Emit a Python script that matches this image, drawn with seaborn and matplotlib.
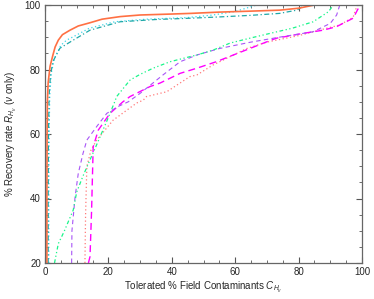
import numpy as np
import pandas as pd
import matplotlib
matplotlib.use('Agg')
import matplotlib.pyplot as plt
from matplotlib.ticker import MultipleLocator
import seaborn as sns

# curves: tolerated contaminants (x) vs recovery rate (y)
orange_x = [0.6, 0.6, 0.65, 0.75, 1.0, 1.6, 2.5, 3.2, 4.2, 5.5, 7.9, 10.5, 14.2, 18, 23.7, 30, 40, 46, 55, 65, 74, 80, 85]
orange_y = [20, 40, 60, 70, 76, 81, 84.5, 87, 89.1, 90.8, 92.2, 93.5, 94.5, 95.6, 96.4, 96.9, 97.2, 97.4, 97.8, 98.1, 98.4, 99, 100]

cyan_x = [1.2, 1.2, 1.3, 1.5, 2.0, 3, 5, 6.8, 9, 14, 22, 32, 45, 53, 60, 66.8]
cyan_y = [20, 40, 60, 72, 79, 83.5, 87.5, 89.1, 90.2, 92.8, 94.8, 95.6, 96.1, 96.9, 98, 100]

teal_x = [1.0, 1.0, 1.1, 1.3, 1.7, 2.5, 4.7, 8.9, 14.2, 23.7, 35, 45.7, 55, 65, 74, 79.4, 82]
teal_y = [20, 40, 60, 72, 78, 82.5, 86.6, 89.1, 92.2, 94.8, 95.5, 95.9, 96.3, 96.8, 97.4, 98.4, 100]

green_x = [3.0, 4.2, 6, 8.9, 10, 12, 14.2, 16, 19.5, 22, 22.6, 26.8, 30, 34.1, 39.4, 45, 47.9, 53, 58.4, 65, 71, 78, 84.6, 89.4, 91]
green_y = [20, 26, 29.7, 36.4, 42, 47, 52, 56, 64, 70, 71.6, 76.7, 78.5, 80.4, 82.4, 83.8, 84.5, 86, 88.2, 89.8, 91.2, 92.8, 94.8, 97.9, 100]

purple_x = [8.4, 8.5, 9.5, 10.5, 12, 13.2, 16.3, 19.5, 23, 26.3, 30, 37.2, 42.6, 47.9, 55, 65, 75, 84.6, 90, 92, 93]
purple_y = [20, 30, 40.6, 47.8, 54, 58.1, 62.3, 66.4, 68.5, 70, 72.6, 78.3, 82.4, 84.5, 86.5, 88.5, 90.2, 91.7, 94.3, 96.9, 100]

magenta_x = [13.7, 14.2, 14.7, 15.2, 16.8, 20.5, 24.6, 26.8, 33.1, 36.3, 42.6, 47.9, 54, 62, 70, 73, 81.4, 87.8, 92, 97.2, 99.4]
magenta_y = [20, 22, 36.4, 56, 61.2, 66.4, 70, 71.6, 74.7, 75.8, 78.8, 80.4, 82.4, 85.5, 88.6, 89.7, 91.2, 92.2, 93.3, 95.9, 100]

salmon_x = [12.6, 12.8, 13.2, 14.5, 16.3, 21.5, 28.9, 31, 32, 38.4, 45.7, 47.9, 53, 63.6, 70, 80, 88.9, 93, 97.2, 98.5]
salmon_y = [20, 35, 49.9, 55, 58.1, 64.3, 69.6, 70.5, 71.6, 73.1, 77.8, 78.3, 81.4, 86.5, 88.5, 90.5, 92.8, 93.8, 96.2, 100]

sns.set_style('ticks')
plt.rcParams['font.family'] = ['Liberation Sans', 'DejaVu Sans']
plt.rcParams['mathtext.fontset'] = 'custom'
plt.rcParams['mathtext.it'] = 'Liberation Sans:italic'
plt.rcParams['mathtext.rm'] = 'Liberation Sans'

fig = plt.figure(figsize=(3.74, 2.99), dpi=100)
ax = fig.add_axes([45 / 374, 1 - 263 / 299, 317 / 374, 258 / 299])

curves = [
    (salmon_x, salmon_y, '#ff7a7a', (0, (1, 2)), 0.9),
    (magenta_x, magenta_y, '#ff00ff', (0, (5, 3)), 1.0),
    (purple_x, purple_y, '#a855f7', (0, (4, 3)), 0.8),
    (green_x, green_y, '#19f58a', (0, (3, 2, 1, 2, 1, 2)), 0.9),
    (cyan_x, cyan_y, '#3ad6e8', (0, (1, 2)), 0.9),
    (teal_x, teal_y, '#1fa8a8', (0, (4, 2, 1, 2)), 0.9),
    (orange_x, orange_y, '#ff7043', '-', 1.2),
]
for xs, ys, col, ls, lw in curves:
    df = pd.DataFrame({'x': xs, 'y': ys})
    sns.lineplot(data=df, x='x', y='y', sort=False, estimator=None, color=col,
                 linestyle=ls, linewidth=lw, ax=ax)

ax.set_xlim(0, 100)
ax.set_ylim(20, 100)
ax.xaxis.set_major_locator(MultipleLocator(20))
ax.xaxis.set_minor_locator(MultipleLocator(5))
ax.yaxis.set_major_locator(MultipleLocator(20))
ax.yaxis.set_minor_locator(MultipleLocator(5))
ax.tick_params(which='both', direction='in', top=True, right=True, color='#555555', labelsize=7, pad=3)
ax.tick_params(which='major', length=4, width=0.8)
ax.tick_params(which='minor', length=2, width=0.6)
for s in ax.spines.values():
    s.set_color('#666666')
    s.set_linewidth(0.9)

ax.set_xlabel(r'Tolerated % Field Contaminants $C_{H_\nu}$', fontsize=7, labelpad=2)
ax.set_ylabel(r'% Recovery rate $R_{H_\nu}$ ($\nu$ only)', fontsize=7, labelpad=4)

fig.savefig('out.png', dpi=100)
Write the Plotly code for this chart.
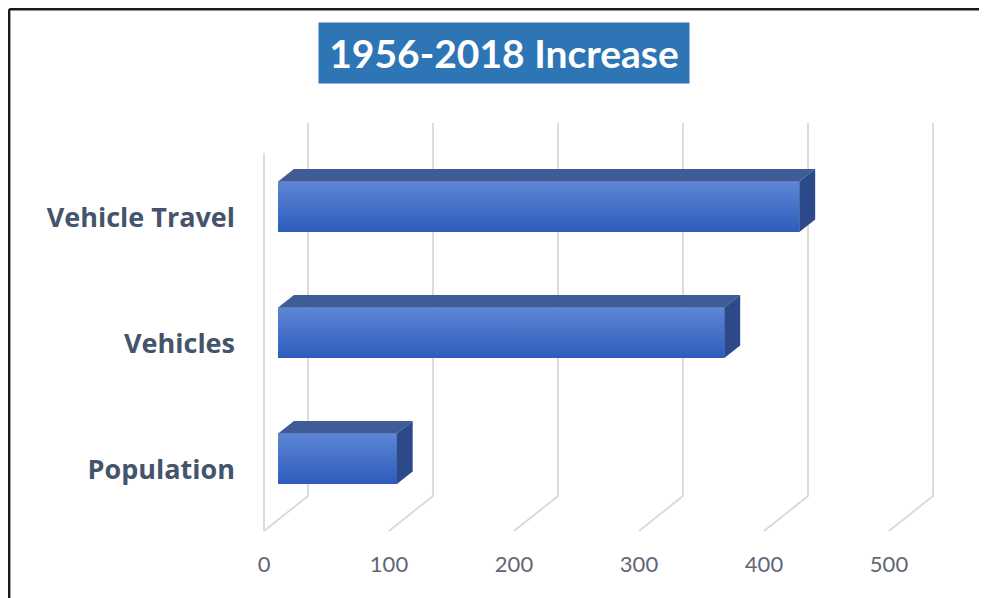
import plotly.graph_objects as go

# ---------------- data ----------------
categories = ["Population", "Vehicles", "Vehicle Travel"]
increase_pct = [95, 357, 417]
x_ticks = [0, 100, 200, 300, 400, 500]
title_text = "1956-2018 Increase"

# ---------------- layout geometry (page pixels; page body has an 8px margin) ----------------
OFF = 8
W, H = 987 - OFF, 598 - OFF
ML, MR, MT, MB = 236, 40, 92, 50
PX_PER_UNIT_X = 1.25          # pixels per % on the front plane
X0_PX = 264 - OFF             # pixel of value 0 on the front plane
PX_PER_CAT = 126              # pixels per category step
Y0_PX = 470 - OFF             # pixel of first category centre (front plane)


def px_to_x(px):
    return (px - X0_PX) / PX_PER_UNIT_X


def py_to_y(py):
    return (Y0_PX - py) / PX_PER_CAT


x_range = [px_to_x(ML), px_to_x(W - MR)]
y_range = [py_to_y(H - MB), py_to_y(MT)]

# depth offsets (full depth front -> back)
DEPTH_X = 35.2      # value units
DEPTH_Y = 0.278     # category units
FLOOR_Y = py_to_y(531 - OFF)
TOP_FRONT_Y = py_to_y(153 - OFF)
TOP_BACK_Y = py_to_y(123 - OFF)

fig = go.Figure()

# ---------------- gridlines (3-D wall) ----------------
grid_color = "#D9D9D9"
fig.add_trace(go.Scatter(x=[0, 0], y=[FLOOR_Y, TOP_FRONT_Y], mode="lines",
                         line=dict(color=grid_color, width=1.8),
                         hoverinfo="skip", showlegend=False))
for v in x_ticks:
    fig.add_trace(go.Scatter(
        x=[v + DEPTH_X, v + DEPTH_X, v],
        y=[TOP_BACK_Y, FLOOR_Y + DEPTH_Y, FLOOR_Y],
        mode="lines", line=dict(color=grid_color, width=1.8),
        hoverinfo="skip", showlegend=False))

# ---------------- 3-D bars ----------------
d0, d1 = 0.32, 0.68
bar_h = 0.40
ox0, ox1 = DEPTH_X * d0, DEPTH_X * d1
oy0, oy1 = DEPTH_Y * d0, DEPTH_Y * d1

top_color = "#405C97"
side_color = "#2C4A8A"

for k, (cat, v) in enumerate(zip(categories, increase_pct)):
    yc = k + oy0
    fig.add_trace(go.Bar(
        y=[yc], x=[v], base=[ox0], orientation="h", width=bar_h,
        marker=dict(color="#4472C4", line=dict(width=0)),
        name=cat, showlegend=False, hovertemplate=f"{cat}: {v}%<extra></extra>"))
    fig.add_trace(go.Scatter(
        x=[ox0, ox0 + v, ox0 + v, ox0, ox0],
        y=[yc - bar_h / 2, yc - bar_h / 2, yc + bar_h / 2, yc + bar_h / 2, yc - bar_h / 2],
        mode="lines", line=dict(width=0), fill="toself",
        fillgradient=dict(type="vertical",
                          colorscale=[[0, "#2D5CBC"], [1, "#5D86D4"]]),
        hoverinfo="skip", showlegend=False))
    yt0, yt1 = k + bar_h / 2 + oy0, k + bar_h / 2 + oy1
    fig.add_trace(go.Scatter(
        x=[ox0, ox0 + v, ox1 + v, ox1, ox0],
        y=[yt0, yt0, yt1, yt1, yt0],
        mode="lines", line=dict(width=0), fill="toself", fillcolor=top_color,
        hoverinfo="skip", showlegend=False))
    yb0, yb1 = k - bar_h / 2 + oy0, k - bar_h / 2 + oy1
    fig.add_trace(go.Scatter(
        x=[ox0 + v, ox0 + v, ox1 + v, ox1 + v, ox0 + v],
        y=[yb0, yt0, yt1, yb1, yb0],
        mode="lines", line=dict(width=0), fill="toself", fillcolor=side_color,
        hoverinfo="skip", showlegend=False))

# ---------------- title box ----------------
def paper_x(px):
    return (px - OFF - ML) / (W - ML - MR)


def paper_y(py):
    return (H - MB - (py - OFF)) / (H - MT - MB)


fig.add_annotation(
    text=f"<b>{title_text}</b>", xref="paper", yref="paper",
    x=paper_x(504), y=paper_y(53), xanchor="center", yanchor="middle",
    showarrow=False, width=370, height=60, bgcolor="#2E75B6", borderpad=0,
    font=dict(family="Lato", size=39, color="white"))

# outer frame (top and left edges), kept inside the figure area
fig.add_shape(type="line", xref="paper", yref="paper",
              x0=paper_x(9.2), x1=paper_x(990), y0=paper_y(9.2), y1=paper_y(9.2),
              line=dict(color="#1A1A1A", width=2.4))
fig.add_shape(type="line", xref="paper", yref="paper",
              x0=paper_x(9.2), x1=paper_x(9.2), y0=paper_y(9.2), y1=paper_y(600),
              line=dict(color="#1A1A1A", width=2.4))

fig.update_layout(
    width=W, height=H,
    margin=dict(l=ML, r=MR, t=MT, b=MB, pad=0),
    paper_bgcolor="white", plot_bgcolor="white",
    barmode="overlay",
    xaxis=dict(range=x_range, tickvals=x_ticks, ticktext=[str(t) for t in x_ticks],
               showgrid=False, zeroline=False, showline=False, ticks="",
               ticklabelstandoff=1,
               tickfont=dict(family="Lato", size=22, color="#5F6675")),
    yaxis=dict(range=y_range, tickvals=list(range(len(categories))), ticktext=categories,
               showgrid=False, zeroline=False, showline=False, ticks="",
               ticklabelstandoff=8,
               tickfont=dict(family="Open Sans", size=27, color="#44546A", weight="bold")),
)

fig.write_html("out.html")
————
Begin at the first line of the records and please reproduce every line exactly through the one containing "96.9, 98, 100]", leaving all pictures out.

Emit a Python script that matches this image, drawn with seaborn and matplotlib.
import numpy as np
import pandas as pd
import matplotlib
matplotlib.use('Agg')
import matplotlib.pyplot as plt
from matplotlib.ticker import MultipleLocator
import seaborn as sns

# curves: tolerated contaminants (x) vs recovery rate (y)
orange_x = [0.6, 0.6, 0.65, 0.75, 1.0, 1.6, 2.5, 3.2, 4.2, 5.5, 7.9, 10.5, 14.2, 18, 23.7, 30, 40, 46, 55, 65, 74, 80, 85]
orange_y = [20, 40, 60, 70, 76, 81, 84.5, 87, 89.1, 90.8, 92.2, 93.5, 94.5, 95.6, 96.4, 96.9, 97.2, 97.4, 97.8, 98.1, 98.4, 99, 100]

cyan_x = [1.2, 1.2, 1.3, 1.5, 2.0, 3, 5, 6.8, 9, 14, 22, 32, 45, 53, 60, 66.8]
cyan_y = [20, 40, 60, 72, 79, 83.5, 87.5, 89.1, 90.2, 92.8, 94.8, 95.6, 96.1, 96.9, 98, 100]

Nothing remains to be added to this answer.